The food sector stands out as especially exposed. Proxima said manufacturers face a combination of volatile weather patterns, regulatory demands and tightly timed production cycles, all while operating with lean inventories, continuous output and cold chain logistics that leave limited room for manoeuvre when something goes wrong.
Jordan Kear-Nash, principal consultant at Proxima, said the findings showed leaders were moving away from a purely defensive view of resilience and were instead treating it as an investment. In the food industry, he said, that is translating into dual sourcing, extra stocks of critical ingredients, closer supplier relationships and joint spending on equipment or capacity designed to protect production during disruption.

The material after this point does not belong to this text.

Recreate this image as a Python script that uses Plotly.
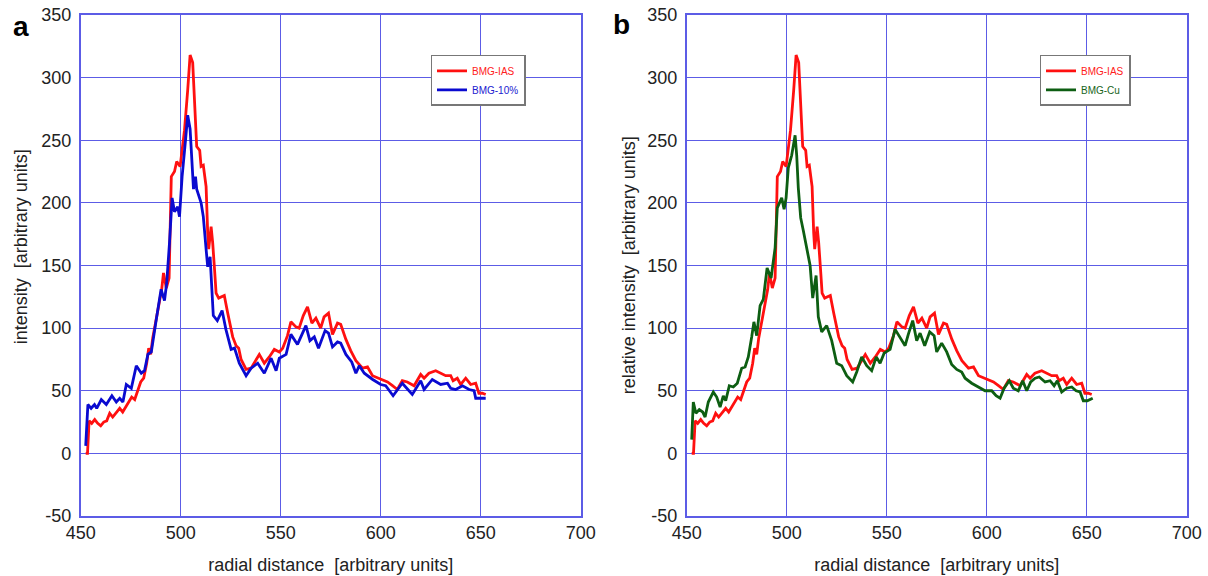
import plotly.graph_objects as go

# BMG-IAS (same curve in both panels)
ias_x = [452.5, 453.4, 454.2, 455.5, 457, 458.5, 460, 461.5, 463, 464.5, 466, 467.5, 469.5, 471, 472.5, 474,
         475.5, 477, 478.5, 480, 481.5, 483, 484, 485, 486, 487.8, 489.4, 490.5, 491.4, 492.8, 494.2, 495.3,
         496.9, 498, 499.7, 501.9, 503.5, 504.7, 506, 507.4, 508, 509.5, 510.2, 511.3, 512.7, 513.5, 514,
         515.2, 516, 517, 517.7, 519, 520.2, 521.8, 523.5, 526, 527.7, 529, 530.2, 532.7, 535.2, 537.7,
         539.3, 541.8, 544.3, 546.8, 549.3, 551, 553.4, 555.1, 557.6, 559.2, 561.3, 563.4, 565.6, 567.6,
         570, 571.7, 573.9, 575.9, 578.4, 580, 582.6, 585, 587.6, 590.9, 593.4, 595.9, 600, 603.4, 605.9,
         608.3, 610.8, 613.3, 616.7, 620, 621.7, 624.1, 627.5, 630, 632.5, 635, 636.2, 638.3, 640, 642.5,
         645, 647.5, 649.1, 650.8, 652.5]
ias_y = [0, 0, 26, 24, 27, 24, 22, 25, 26, 32, 29, 32, 36, 33, 37, 41,
         45, 43, 51, 57, 60, 72, 84, 79, 92, 107, 123, 131, 144, 132, 140, 221,
         225, 233, 229, 258, 290, 318, 312, 272, 245, 242, 229, 230, 213, 176, 163,
         181, 168, 145, 128, 124, 125, 126, 112, 93, 86, 84, 75, 67, 68, 75,
         79, 72, 77, 83, 81, 84, 94, 105, 101, 100, 110, 117, 104, 108,
         100, 109, 112, 95, 104, 103, 91, 82, 74, 68, 69, 62, 59, 57, 54,
         51, 58, 57, 54, 63, 60, 64, 66, 64, 62, 62, 58, 60, 55, 60,
         55, 56, 48, 48, 47]

# BMG-10%
p10_x = [452.5, 453.6, 455.2, 456.9, 458, 460.3, 462.8, 465.6, 467.8, 469.5, 471.1, 472.8, 475.3, 477.8,
         480.3, 481.9, 483.6, 485.3, 487.8, 490.2, 491.9, 493, 494.4, 495.7, 496.9, 498.5, 499.4, 500.7,
         502.4, 503.5, 504.7, 505.7, 506.4, 507.4, 508, 510.2, 511.3, 512.7, 513.5, 514.7, 516.3, 518.3,
         520.7, 522.6, 525.2, 526.9, 529.3, 532.7, 535.2, 538.5, 541.8, 545.2, 547.7, 549.3, 552.7, 555.1,
         558.4, 562.6, 564.6, 566.8, 568.9, 572.2, 573.9, 575.9, 578.4, 580, 582.6, 585.5, 587.6, 589.3,
         591.8, 596, 600, 602.5, 606.2, 610.8, 615.8, 620, 621.7, 625.8, 630, 633.4, 635, 637.5, 640.9,
         644.2, 646.7, 647.5, 650, 652.5]
p10_y = [6, 39, 36, 39, 36, 43, 39, 46, 41, 44, 41, 55, 52, 70,
         64, 66, 79, 81, 107, 131, 122, 136, 168, 204, 193, 197, 189, 221,
         250, 270, 259, 227, 211, 221, 211, 200, 189, 163, 149, 157, 110, 106,
         114, 99, 83, 84, 72, 62, 68, 72, 64, 76, 66, 76, 79, 95,
         87, 102, 90, 93, 84, 98, 96, 85, 89, 88, 79, 73, 64, 70,
         64, 59, 55, 54, 46, 56, 47, 58, 51, 59, 55, 56, 52, 51, 54,
         51, 50, 44, 44, 44]

# BMG-Cu
cu_x = [452.5, 453.3, 454.6, 456.3, 458, 459.2, 460.8, 463.3, 465, 466.7, 468.3, 469.5, 471.3, 473.3,
        475.3, 477.5, 479.2, 480.8, 482.5, 483.6, 485, 486.7, 488.3, 490.2, 492.2, 494.2, 495.3, 497.5,
        498.7, 499.7, 500.8, 502.5, 504.2, 505, 505.8, 507, 508.3, 510, 511.7, 513, 514.7, 515.8, 517.5,
        520, 522.5, 525, 527.5, 530, 533, 535, 537.5, 540, 542.5, 544.8, 546.7, 548.7, 551.7, 554.2,
        556.7, 559.2, 560.8, 563, 565, 566.7, 569, 571.5, 573.7, 575, 577.5, 580, 582.5, 585, 587.5,
        589.2, 592.5, 595.8, 599.2, 602.5, 604.7, 606.7, 608.7, 611.3, 613.3, 615.8, 618, 620, 622,
        624.2, 626.3, 629.2, 631.7, 633.7, 635.3, 637.5, 640, 642.5, 644.7, 646.7, 648.3, 650.3, 653]
cu_y = [11, 41, 32, 35, 33, 29, 41, 49, 45, 37, 46, 42, 54, 53,
        56, 68, 69, 77, 93, 105, 94, 118, 123, 148, 140, 164, 196, 204,
        195, 204, 228, 238, 254, 238, 212, 188, 178, 165, 150, 124, 142, 109, 97,
        102, 90, 72, 70, 62, 57, 65, 77, 70, 66, 77, 72, 80, 83, 99,
        92, 86, 95, 106, 90, 96, 86, 97, 94, 81, 88, 81, 71, 67, 65,
        60, 56, 53, 50, 50, 46, 44, 52, 58, 52, 50, 58, 50, 57,
        60, 61, 57, 58, 54, 58, 49, 52, 53, 50, 49, 42, 42, 44]

x_ticks = [450, 500, 550, 600, 650, 700]
y_ticks = [-50, 0, 50, 100, 150, 200, 250, 300, 350]
y_labels = ["-50", "0", "50", "100", "150", "200", "250", "300", "350"]

W, H = 1208, 576
T = 14.5
B = H - 516
grid = "#5c5ce6"
font = "Liberation Sans, Arial, sans-serif"
tfont = dict(size=18, color="#222", family=font)


def px(x):
    return x / W


def py(y):
    return 1 - (y - T) / (H - T - B)


fig = go.Figure()
fig.add_trace(go.Scatter(x=ias_x, y=ias_y, mode="lines", line=dict(color="#ff1010", width=2.8),
                         name="<span style='color:#ff2020'>BMG-IAS</span>", xaxis="x", yaxis="y", legend="legend"))
fig.add_trace(go.Scatter(x=p10_x, y=p10_y, mode="lines", line=dict(color="#0a0ad0", width=2.8),
                         name="<span style='color:#2020d0'>BMG-10%</span>", xaxis="x", yaxis="y", legend="legend"))
fig.add_trace(go.Scatter(x=ias_x, y=ias_y, mode="lines", line=dict(color="#ff1010", width=2.8),
                         name="<span style='color:#ff2020'>BMG-IAS</span>", xaxis="x2", yaxis="y2", legend="legend2"))
fig.add_trace(go.Scatter(x=cu_x, y=cu_y, mode="lines", line=dict(color="#0d5e12", width=2.8),
                         name="<span style='color:#17651a'>BMG-Cu</span>", xaxis="x2", yaxis="y2", legend="legend2"))

axis_common = dict(showgrid=True, gridcolor=grid, gridwidth=1, showline=True, linecolor=grid, linewidth=1.5,
                   mirror=True, zeroline=False, ticks="", tickfont=tfont, automargin=False,
                   ticklabeloverflow="allow")
xcommon = dict(axis_common, range=[450, 700], tickvals=x_ticks,
               title=dict(text="radial distance\u00a0 [arbitrary units]", font=tfont, standoff=16))
ycommon = dict(axis_common, range=[-50, 350], tickvals=y_ticks, ticktext=y_labels, ticklabelstandoff=4)

leg = dict(bgcolor="white", bordercolor="#777", borderwidth=1.5, font=dict(size=10, family=font),
           itemwidth=30, tracegroupgap=0, xanchor="center", yanchor="middle")

fig.update_layout(
    width=W, height=H,
    margin=dict(l=0, r=0, t=T, b=B),
    paper_bgcolor="white", plot_bgcolor="white",
    showlegend=True,
    xaxis=dict(xcommon, domain=[px(80.7), px(580.7)], anchor="y"),
    yaxis=dict(ycommon, domain=[0, 1], anchor="x"),
    xaxis2=dict(xcommon, domain=[px(686.7), px(1186.7)], anchor="y2"),
    yaxis2=dict(ycommon, domain=[0, 1], anchor="x2"),
    legend=dict(leg, x=px(478), y=py(80)),
    legend2=dict(leg, x=px(1085), y=py(80)),
    annotations=[
        dict(text="<b>a</b>", x=px(21), y=py(26), xref="paper", yref="paper", showarrow=False,
             xanchor="center", yanchor="middle", font=dict(size=28, family=font, color="black")),
        dict(text="<b>b</b>", x=px(621), y=py(24), xref="paper", yref="paper", showarrow=False,
             xanchor="center", yanchor="middle", font=dict(size=28, family=font, color="black")),
        dict(text="intensity\u00a0 [arbitrary units]", x=px(21), y=py(247), xref="paper", yref="paper",
             showarrow=False, textangle=-90, xanchor="center", yanchor="middle", font=tfont),
        dict(text="relative intensity\u00a0 [arbitrary units]", x=px(629), y=py(265), xref="paper", yref="paper",
             showarrow=False, textangle=-90, xanchor="center", yanchor="middle", font=tfont),
    ],
)

# drop the default 8px page margin so the figure fills the window exactly
fig.write_html("out.html", config={"displayModeBar": False},
               post_script="document.body.style.margin='0';")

He also pointed to regulation as a growing pressure point. Sustainability requirements, he said, are adding to the strain on procurement teams as food companies contend with rules linked to deforestation, packaging, emissions and traceability while also considering diversification and alternative supply models.
Beyond sourcing, the report highlights the importance of operational durability. That includes better real-time visibility over inventory, built-in supplier redundancy and contingency plans that are regularly tested rather than merely written down.
The broader concern is that disruption is no longer being treated as an occasional shock. The World Economic Forum said in January that global value chains have entered an era of structural volatility, with nearly three in four business leaders now seeing resilience as a growth driver. It said tariff changes between major economies shifted more than $400 billion in trade flows in 2025 alone, while shipping route disruptions pushed container costs 40% higher year on year.
The food system is increasingly caught in that same logic. A separate World Economic Forum article in May argued that companies need to diversify sourcing, invest in data and technology, deepen supplier partnerships and support policies that make supply chains more robust.
Taken together, the message from the latest research is clear: in food manufacturing, resilience is becoming a baseline requirement for staying in business, not an optional extra.